- _Exercise objective_
Skip the pictures, please, and write out exactly the lines from the opening of the data through the line containing "const pad = '\u00a0'.repeat(8);".

····················

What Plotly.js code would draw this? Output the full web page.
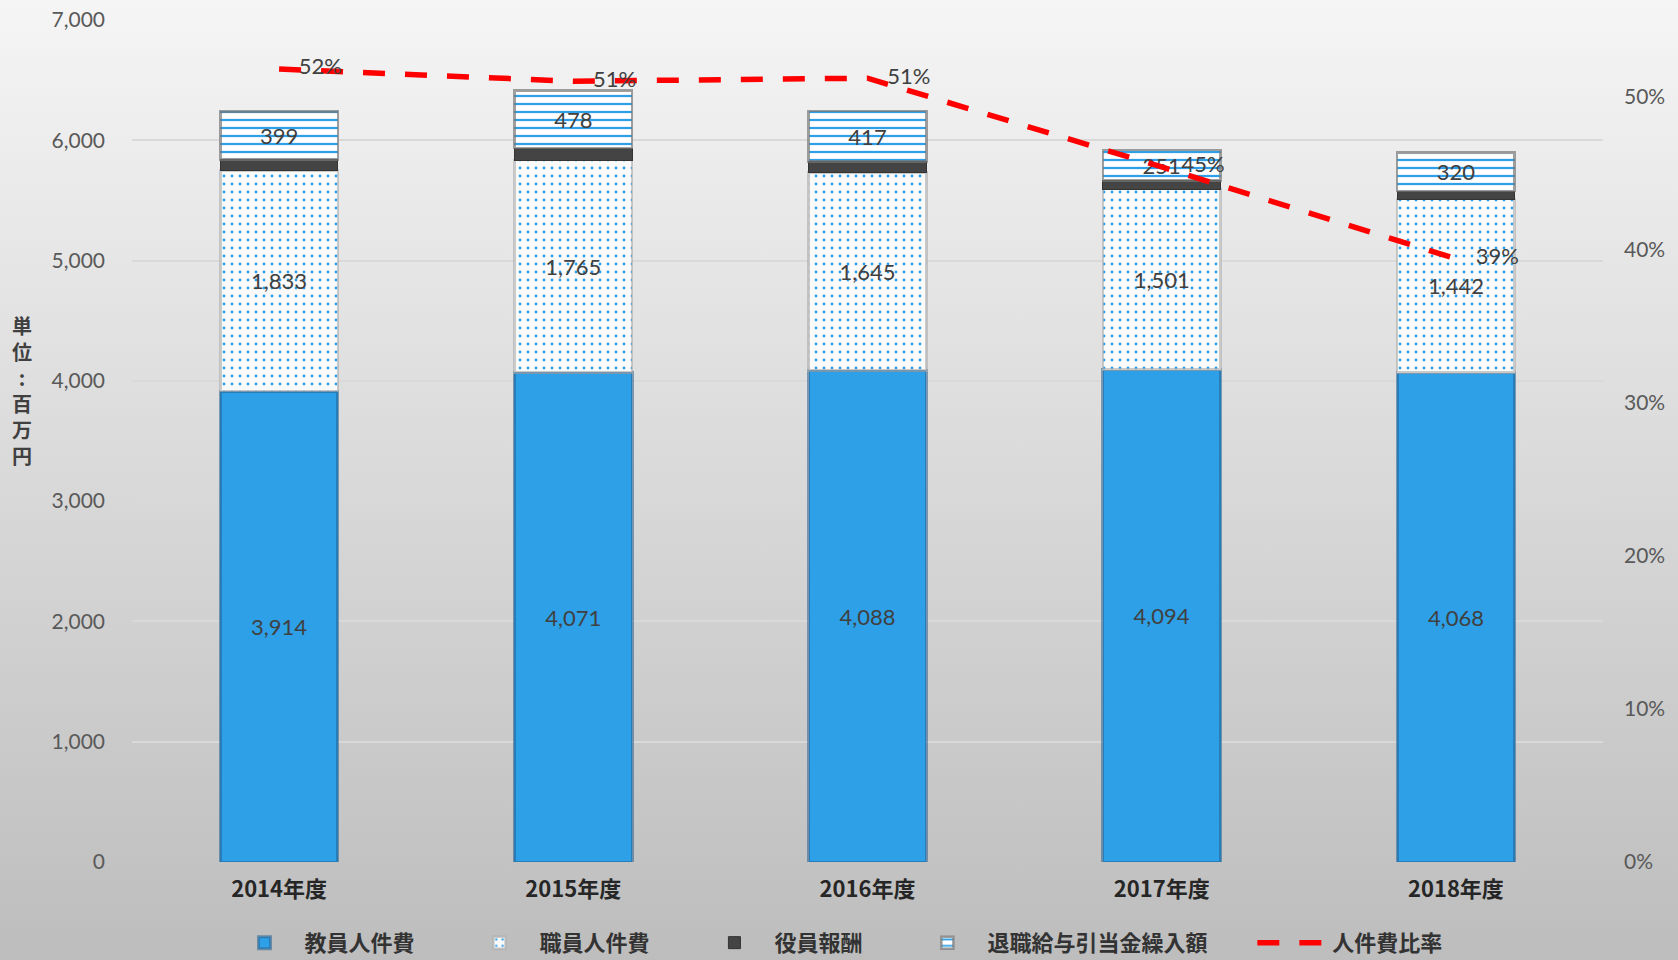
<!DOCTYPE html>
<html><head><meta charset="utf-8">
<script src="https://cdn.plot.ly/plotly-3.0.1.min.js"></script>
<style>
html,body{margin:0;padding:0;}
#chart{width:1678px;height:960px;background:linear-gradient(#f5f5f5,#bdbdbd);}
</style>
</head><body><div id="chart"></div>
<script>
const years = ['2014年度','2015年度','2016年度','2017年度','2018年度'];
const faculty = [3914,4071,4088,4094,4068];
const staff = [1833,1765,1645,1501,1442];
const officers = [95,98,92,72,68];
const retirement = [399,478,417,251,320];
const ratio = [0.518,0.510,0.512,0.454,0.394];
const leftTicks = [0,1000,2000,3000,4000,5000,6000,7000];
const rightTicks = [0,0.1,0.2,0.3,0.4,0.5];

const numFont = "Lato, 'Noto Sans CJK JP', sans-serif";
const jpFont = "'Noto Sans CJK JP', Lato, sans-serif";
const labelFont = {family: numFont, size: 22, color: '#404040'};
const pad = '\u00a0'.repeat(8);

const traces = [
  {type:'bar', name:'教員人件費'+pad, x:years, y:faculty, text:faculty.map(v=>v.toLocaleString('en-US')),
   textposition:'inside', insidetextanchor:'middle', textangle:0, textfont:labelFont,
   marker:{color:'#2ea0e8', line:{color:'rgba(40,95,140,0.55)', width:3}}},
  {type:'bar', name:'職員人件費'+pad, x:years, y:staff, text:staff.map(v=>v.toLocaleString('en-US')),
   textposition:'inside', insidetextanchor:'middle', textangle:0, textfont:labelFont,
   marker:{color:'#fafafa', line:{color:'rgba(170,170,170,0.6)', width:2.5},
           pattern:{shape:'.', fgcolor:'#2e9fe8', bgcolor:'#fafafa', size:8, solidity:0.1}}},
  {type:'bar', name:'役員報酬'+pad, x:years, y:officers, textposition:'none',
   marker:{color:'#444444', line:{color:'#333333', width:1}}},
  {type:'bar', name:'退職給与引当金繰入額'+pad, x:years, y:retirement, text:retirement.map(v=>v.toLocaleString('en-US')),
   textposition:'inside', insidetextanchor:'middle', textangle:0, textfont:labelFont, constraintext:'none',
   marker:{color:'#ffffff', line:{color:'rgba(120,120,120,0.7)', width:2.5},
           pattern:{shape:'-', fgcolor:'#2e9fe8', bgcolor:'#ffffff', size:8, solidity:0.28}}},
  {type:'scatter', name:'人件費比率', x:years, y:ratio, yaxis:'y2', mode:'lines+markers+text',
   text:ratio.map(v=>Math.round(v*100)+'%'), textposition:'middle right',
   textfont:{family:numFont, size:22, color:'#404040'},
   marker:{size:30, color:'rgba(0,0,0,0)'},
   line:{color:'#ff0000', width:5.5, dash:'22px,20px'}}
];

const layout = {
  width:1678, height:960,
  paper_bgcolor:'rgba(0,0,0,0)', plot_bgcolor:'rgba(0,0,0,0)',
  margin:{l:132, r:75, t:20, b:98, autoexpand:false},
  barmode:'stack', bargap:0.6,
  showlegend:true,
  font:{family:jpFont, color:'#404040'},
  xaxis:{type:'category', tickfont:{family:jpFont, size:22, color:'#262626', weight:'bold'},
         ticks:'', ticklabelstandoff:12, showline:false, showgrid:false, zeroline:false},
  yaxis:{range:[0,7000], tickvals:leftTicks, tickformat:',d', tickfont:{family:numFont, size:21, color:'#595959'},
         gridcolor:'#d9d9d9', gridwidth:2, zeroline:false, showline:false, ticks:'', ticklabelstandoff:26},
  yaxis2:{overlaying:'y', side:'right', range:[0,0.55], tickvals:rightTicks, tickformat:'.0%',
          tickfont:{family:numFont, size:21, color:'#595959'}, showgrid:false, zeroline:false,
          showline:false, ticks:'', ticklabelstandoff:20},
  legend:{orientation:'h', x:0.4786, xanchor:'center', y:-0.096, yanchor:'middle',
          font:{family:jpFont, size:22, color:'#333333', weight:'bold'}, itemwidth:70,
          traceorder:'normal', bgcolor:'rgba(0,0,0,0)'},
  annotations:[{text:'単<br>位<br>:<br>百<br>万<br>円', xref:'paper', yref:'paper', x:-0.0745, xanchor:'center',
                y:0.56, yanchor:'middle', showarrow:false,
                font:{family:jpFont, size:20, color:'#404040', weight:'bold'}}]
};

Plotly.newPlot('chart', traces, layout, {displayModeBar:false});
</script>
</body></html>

····················

- _Full response_
What Plotly.js code would draw this? Output the full web page.
<!DOCTYPE html>
<html><head><meta charset="utf-8">
<script src="https://cdn.plot.ly/plotly-3.0.1.min.js"></script>
<style>
html,body{margin:0;padding:0;}
#chart{width:1678px;height:960px;background:linear-gradient(#f5f5f5,#bdbdbd);}
</style>
</head><body><div id="chart"></div>
<script>
const years = ['2014年度','2015年度','2016年度','2017年度','2018年度'];
const faculty = [3914,4071,4088,4094,4068];
const staff = [1833,1765,1645,1501,1442];
const officers = [95,98,92,72,68];
const retirement = [399,478,417,251,320];
const ratio = [0.518,0.510,0.512,0.454,0.394];
const leftTicks = [0,1000,2000,3000,4000,5000,6000,7000];
const rightTicks = [0,0.1,0.2,0.3,0.4,0.5];

const numFont = "Lato, 'Noto Sans CJK JP', sans-serif";
const jpFont = "'Noto Sans CJK JP', Lato, sans-serif";
const labelFont = {family: numFont, size: 22, color: '#404040'};
const pad = '\u00a0'.repeat(8);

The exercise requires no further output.